COLLECTED DATA:
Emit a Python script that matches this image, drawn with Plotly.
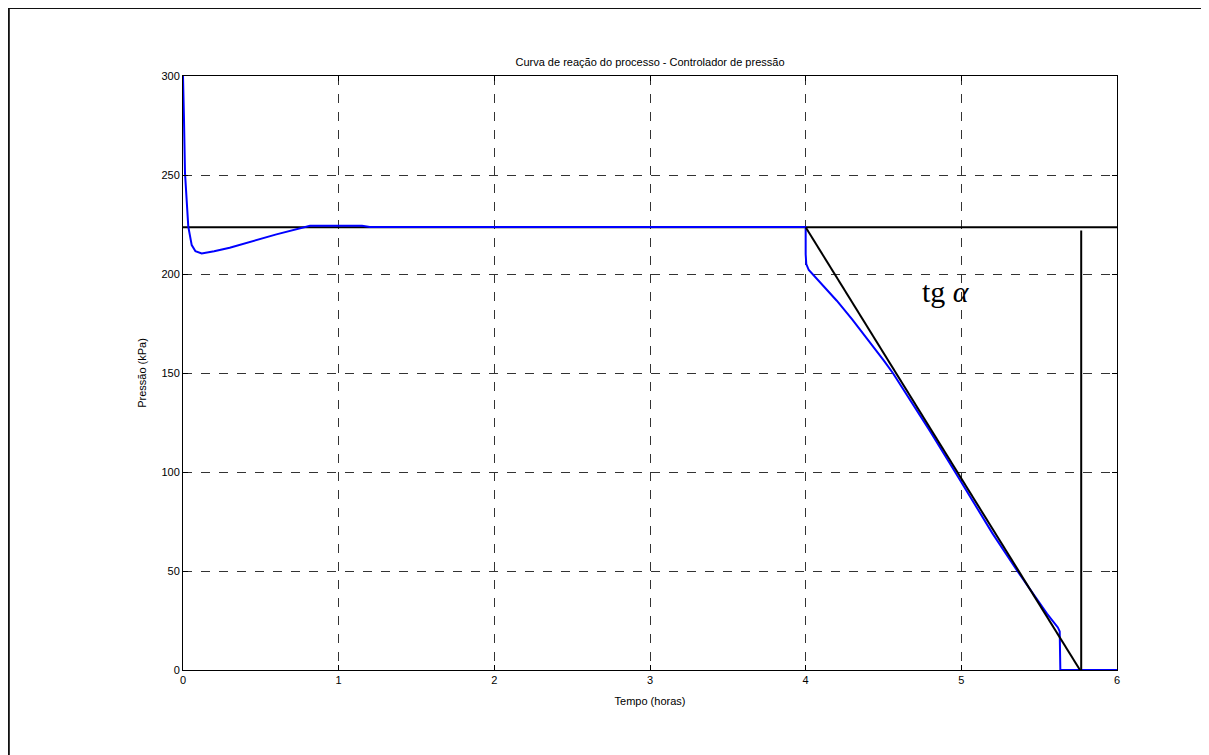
import plotly.graph_objects as go

# Blue process reaction curve (time in hours, pressure in kPa)
tempo = [0.0, 0.003, 0.006, 0.013, 0.024, 0.034, 0.056, 0.08, 0.12, 0.2, 0.3, 0.43, 0.6, 0.816,
         1.0, 1.15, 1.2, 2.0, 3.0, 4.0,
         4.0, 4.004, 4.02, 4.06, 4.12, 4.2, 4.3, 4.4, 4.5, 4.56, 4.7, 4.8, 4.96, 5.1, 5.2, 5.36,
         5.45, 5.55, 5.62, 5.632, 5.636, 6.0]
pressao = [300.0, 292.0, 279.5, 250.8, 235.7, 223.9, 214.6, 211.5, 210.4, 211.5, 213.3, 216.3, 220.0, 224.4,
           224.4, 224.4, 223.7, 223.7, 223.7, 223.7,
           210.0, 205.0, 202.0, 198.5, 193.5, 186.5, 177.0, 167.0, 156.5, 150.0, 133.0, 120.5, 100.0, 82.0, 69.0, 50.0,
           39.5, 28.5, 21.5, 19.5, 0.0, 0.0]

# Construction lines
nivel_x = [0.0, 6.0]
nivel_y = [223.6, 223.6]
tangente_x = [4.0, 5.77]
tangente_y = [223.6, -1.0]
vertical_x = [5.77, 5.77]
vertical_y = [0.0, 222.0]

x_ticks = [0, 1, 2, 3, 4, 5, 6]
y_ticks = [0, 50, 100, 150, 200, 250, 300]

fig = go.Figure()
fig.add_trace(go.Scatter(x=nivel_x, y=nivel_y, mode="lines",
                         line=dict(color="black", width=2), showlegend=False))
fig.add_trace(go.Scatter(x=tempo, y=pressao, mode="lines",
                         line=dict(color="#0000ff", width=2), showlegend=False))
fig.add_trace(go.Scatter(x=tangente_x, y=tangente_y, mode="lines",
                         line=dict(color="black", width=2), showlegend=False))
fig.add_trace(go.Scatter(x=vertical_x, y=vertical_y, mode="lines",
                         line=dict(color="black", width=2), showlegend=False))

fig.add_annotation(x=4.90, y=191, xref="x", yref="y", showarrow=False,
                   text="tg <i>α</i>",
                   font=dict(family="Liberation Serif, Times New Roman, serif", size=30, color="black"))

axis_common = dict(
    showgrid=True, gridcolor="#333333", griddash="dash", gridwidth=1,
    showline=True, linecolor="black", linewidth=1, mirror="ticks",
    ticks="inside", ticklen=5, tickcolor="black", zeroline=False,
    tickfont=dict(family="Liberation Sans, Arial, sans-serif", size=11, color="black"),
)

fig.update_xaxes(range=[0, 6], tickvals=x_ticks, ticktext=[str(v) for v in x_ticks],
                 title=dict(text="Tempo (horas)", standoff=12,
                            font=dict(family="Liberation Sans, Arial, sans-serif", size=11, color="black")),
                 **axis_common)
fig.update_yaxes(range=[0, 300], tickvals=y_ticks, ticktext=[str(v) for v in y_ticks],
                 title=dict(text="Pressão (kPa)", standoff=12,
                            font=dict(family="Liberation Sans, Arial, sans-serif", size=11, color="black")),
                 **axis_common)

# Outer figure frame (top and left edges visible)
fig.add_shape(type="line", xref="paper", yref="paper", x0=-0.1865, x1=1.12, y0=1.1145, y1=1.1145,
              line=dict(color="#111111", width=2))
fig.add_shape(type="line", xref="paper", yref="paper", x0=-0.1865, x1=-0.1865, y0=1.1145, y1=-0.15,
              line=dict(color="#111111", width=2))

fig.update_layout(
    width=1201, height=747,
    margin=dict(l=175, r=92, t=68, b=85),
    paper_bgcolor="white", plot_bgcolor="white",
    title=dict(text="Curva de reação do processo - Controlador de pressão",
               x=0.5, xref="paper", y=1 - 54 / 747, yanchor="middle",
               font=dict(family="Liberation Sans, Arial, sans-serif", size=11, color="black")),
)

fig.write_html("out.html")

PROBLEM TO WORK ON: Leave the pictures out and output the rest of the listing exactly.

COMPLETE ANSWER:
Emit a Python script that matches this image, drawn with Plotly.
import plotly.graph_objects as go

# Blue process reaction curve (time in hours, pressure in kPa)
tempo = [0.0, 0.003, 0.006, 0.013, 0.024, 0.034, 0.056, 0.08, 0.12, 0.2, 0.3, 0.43, 0.6, 0.816,
         1.0, 1.15, 1.2, 2.0, 3.0, 4.0,
         4.0, 4.004, 4.02, 4.06, 4.12, 4.2, 4.3, 4.4, 4.5, 4.56, 4.7, 4.8, 4.96, 5.1, 5.2, 5.36,
         5.45, 5.55, 5.62, 5.632, 5.636, 6.0]
pressao = [300.0, 292.0, 279.5, 250.8, 235.7, 223.9, 214.6, 211.5, 210.4, 211.5, 213.3, 216.3, 220.0, 224.4,
           224.4, 224.4, 223.7, 223.7, 223.7, 223.7,
           210.0, 205.0, 202.0, 198.5, 193.5, 186.5, 177.0, 167.0, 156.5, 150.0, 133.0, 120.5, 100.0, 82.0, 69.0, 50.0,
           39.5, 28.5, 21.5, 19.5, 0.0, 0.0]

# Construction lines
nivel_x = [0.0, 6.0]
nivel_y = [223.6, 223.6]
tangente_x = [4.0, 5.77]
tangente_y = [223.6, -1.0]
vertical_x = [5.77, 5.77]
vertical_y = [0.0, 222.0]

x_ticks = [0, 1, 2, 3, 4, 5, 6]
y_ticks = [0, 50, 100, 150, 200, 250, 300]

fig = go.Figure()
fig.add_trace(go.Scatter(x=nivel_x, y=nivel_y, mode="lines",
                         line=dict(color="black", width=2), showlegend=False))
fig.add_trace(go.Scatter(x=tempo, y=pressao, mode="lines",
                         line=dict(color="#0000ff", width=2), showlegend=False))
fig.add_trace(go.Scatter(x=tangente_x, y=tangente_y, mode="lines",
                         line=dict(color="black", width=2), showlegend=False))
fig.add_trace(go.Scatter(x=vertical_x, y=vertical_y, mode="lines",
                         line=dict(color="black", width=2), showlegend=False))

fig.add_annotation(x=4.90, y=191, xref="x", yref="y", showarrow=False,
                   text="tg <i>α</i>",
                   font=dict(family="Liberation Serif, Times New Roman, serif", size=30, color="black"))

axis_common = dict(
    showgrid=True, gridcolor="#333333", griddash="dash", gridwidth=1,
    showline=True, linecolor="black", linewidth=1, mirror="ticks",
    ticks="inside", ticklen=5, tickcolor="black", zeroline=False,
    tickfont=dict(family="Liberation Sans, Arial, sans-serif", size=11, color="black"),
)

fig.update_xaxes(range=[0, 6], tickvals=x_ticks, ticktext=[str(v) for v in x_ticks],
                 title=dict(text="Tempo (horas)", standoff=12,
                            font=dict(family="Liberation Sans, Arial, sans-serif", size=11, color="black")),
                 **axis_common)
fig.update_yaxes(range=[0, 300], tickvals=y_ticks, ticktext=[str(v) for v in y_ticks],
                 title=dict(text="Pressão (kPa)", standoff=12,
                            font=dict(family="Liberation Sans, Arial, sans-serif", size=11, color="black")),
                 **axis_common)

# Outer figure frame (top and left edges visible)
fig.add_shape(type="line", xref="paper", yref="paper", x0=-0.1865, x1=1.12, y0=1.1145, y1=1.1145,
              line=dict(color="#111111", width=2))
fig.add_shape(type="line", xref="paper", yref="paper", x0=-0.1865, x1=-0.1865, y0=1.1145, y1=-0.15,
              line=dict(color="#111111", width=2))

fig.update_layout(
    width=1201, height=747,
    margin=dict(l=175, r=92, t=68, b=85),
    paper_bgcolor="white", plot_bgcolor="white",
    title=dict(text="Curva de reação do processo - Controlador de pressão",
               x=0.5, xref="paper", y=1 - 54 / 747, yanchor="middle",
               font=dict(family="Liberation Sans, Arial, sans-serif", size=11, color="black")),
)

fig.write_html("out.html")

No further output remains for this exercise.